"Don’t mess with Texas" won a national advertising slogan contest today, beating out 25 other slogans such as Nike’s "Just do it" and the Ad Council’s "Friends don’t let friends drive drunk."
As a Texan, I’ve always loved that slogan, especially in conjunction with the state’s official motto: "Friendship." Together, the two reflect the unique "Texas attitude": Come on down, sit a while, put your feet up and we’ll feed you, take you in, help you out anyway we can. But don’t go taking advantage of our good-natured generosity or you’ll wish you hadn’t.
That combination of opened-armed welcoming and stubborn stand-your-ground self-protectiveness has been demonstrated countless times: To the influx of northerners and west coasters who periodically move to our cities when their high jobless rates and taxes drive them out of their native lands — and then try to make us get rid of our guns, institute more welfare, and otherwise change our laws and our traditions to suit them. To the small percentage of the Katrina victims who, after we showed an outpouring of sympathy and money and aid and assistance, a year later threatened to increase violence in our cities if their governmental assistance was discontinued.
A transplanted Yankee friend of mine who still doesn’t quite "get" what we’re about recently complained that "all of the political campaigns around here claim to be running on Texas values, whatever that is."
My response: Native Texans, and those foreigners (transplanted Californians and Northeasterners) who have fully assimilated — like my husband, who through no fault of his own was born in Los Angeles but got here as soon as he could — know exactly what Texas values are.
But for those who don’t understand, Texas values are summed up pretty well by those two phrases, which on the surface may seem contradictory but actually work quite well together. We’re the friendship state. Don’t mess with us.

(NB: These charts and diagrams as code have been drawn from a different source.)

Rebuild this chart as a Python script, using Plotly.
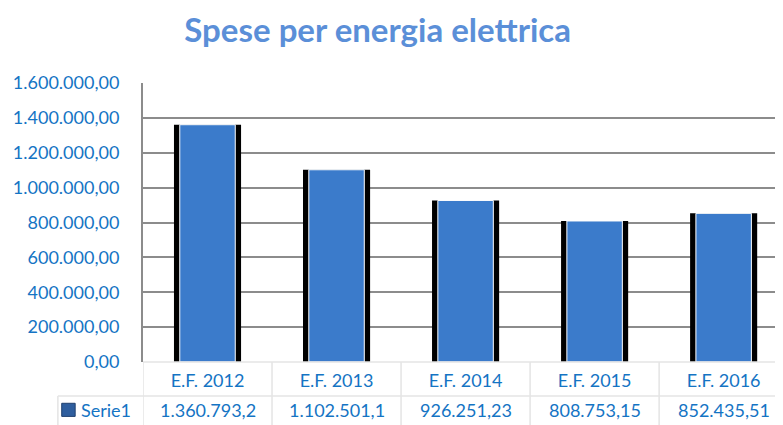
import plotly.graph_objects as go

# data
categorie = ["E.F. 2012", "E.F. 2013", "E.F. 2014", "E.F. 2015", "E.F. 2016"]
spese = [1360793.20, 1102501.10, 926251.23, 808753.15, 852435.51]
tick_vals = [0, 200000, 400000, 600000, 800000, 1000000, 1200000, 1400000, 1600000]
serie_nome = "Serie1"


def fmt_it(v):
    # formato italiano: 1.234.567,89
    s = f"{v:,.2f}"
    return s.replace(",", "X").replace(".", ",").replace("X", ".")


tick_text = [fmt_it(v) for v in tick_vals]
# la cella della tabella taglia il testo come in Excel
cell_text = [fmt_it(v)[:11] for v in spese]

FONT = "Lato, 'Open Sans', sans-serif"
BLU_TESTO = "#1474C4"
GRIGIO_TAB = "#E4E4E4"

fig = go.Figure()

# "ombra" nera dietro le barre
fig.add_trace(go.Bar(
    x=categorie, y=spese, width=0.52,
    marker=dict(color="black", line=dict(width=0)),
    hoverinfo="skip", showlegend=False,
))
# barre blu
fig.add_trace(go.Bar(
    x=categorie, y=spese, width=0.43, name=serie_nome,
    marker=dict(color="#3B7BCB", line=dict(color="white", width=1)),
    showlegend=False,
))

# tabella dati sotto il grafico
shapes = []
n = len(categorie)
for i in range(n + 1):
    shapes.append(dict(type="line", xref="x", yref="paper",
                       x0=i - 0.5, x1=i - 0.5, y0=0, y1=-0.23,
                       line=dict(color=GRIGIO_TAB, width=1.5)))
shapes.append(dict(type="line", xref="paper", yref="paper",
                   x0=-0.133, x1=1, y0=-0.122, y1=-0.122,
                   line=dict(color=GRIGIO_TAB, width=1.5)))
shapes.append(dict(type="line", xref="paper", yref="paper",
                   x0=-0.133, x1=-0.133, y0=-0.122, y1=-0.23,
                   line=dict(color=GRIGIO_TAB, width=1.5)))
shapes.append(dict(type="line", xref="paper", yref="paper",
                   x0=0, x1=1, y0=0, y1=0,
                   line=dict(color=GRIGIO_TAB, width=1.5)))
# chiave legenda
shapes.append(dict(type="rect", xref="paper", yref="paper",
                   x0=-0.127, x1=-0.106, y0=-0.195, y1=-0.148,
                   fillcolor="#2F5E9E", line=dict(color="#1F3F6E", width=1)))

annotations = []
for c, t in zip(categorie, cell_text):
    annotations.append(dict(x=c, y=-0.172, xref="x", yref="paper",
                            text=t, showarrow=False, yanchor="middle",
                            font=dict(family=FONT, size=18, color=BLU_TESTO)))
annotations.append(dict(x=-0.1, y=-0.172, xref="paper", yref="paper",
                        text=serie_nome, showarrow=False, xanchor="left",
                        yanchor="middle",
                        font=dict(family=FONT, size=18, color=BLU_TESTO)))

# la pagina ha 8px di margine: la figura e' ridotta di conseguenza
fig.update_layout(
    width=775, height=417,
    margin=dict(l=135, r=0, t=75, b=63, autoexpand=False),
    paper_bgcolor="white", plot_bgcolor="white",
    barmode="overlay",
    title=dict(text="<b>Spese per energia elettrica</b>", x=0.477, xanchor="center",
               y=0.945, yanchor="middle", automargin=False,
               font=dict(family=FONT, size=33, color="#5B8FD8")),
    xaxis=dict(range=[-0.5, 4.46], showgrid=False, showline=False,
               ticks="", ticklabelstandoff=6, automargin=False,
               tickfont=dict(family=FONT, size=18, color=BLU_TESTO)),
    yaxis=dict(range=[0, 1600000], tickvals=tick_vals, ticktext=tick_text,
               showgrid=True, gridcolor="#8C8C8C", gridwidth=2,
               showline=True, linecolor="#8C8C8C", linewidth=2,
               zeroline=False, ticks="", ticklabelstandoff=18, automargin=False,
               tickfont=dict(family=FONT, size=18, color=BLU_TESTO)),
    shapes=shapes,
    annotations=annotations,
    font=dict(family=FONT),
)

fig.write_html("out.html")
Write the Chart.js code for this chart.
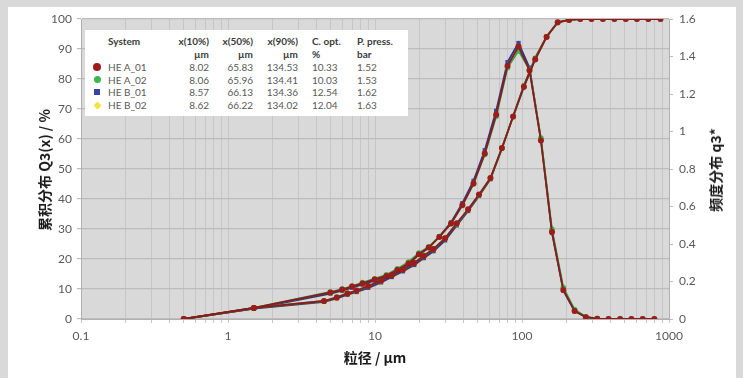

Because we will defend what’s ours. We’re one of the few states with laws that give us the right to use deadly force to protect not just our lives, but our property. We’re the ones who fought the battle of the Alamo, taking a stand against overwhelming odds, defiant to the end. We may not do things like everyone else, but we pretty much like things the way they are. Don’t mess with Texas values, and we’ll always be your friend.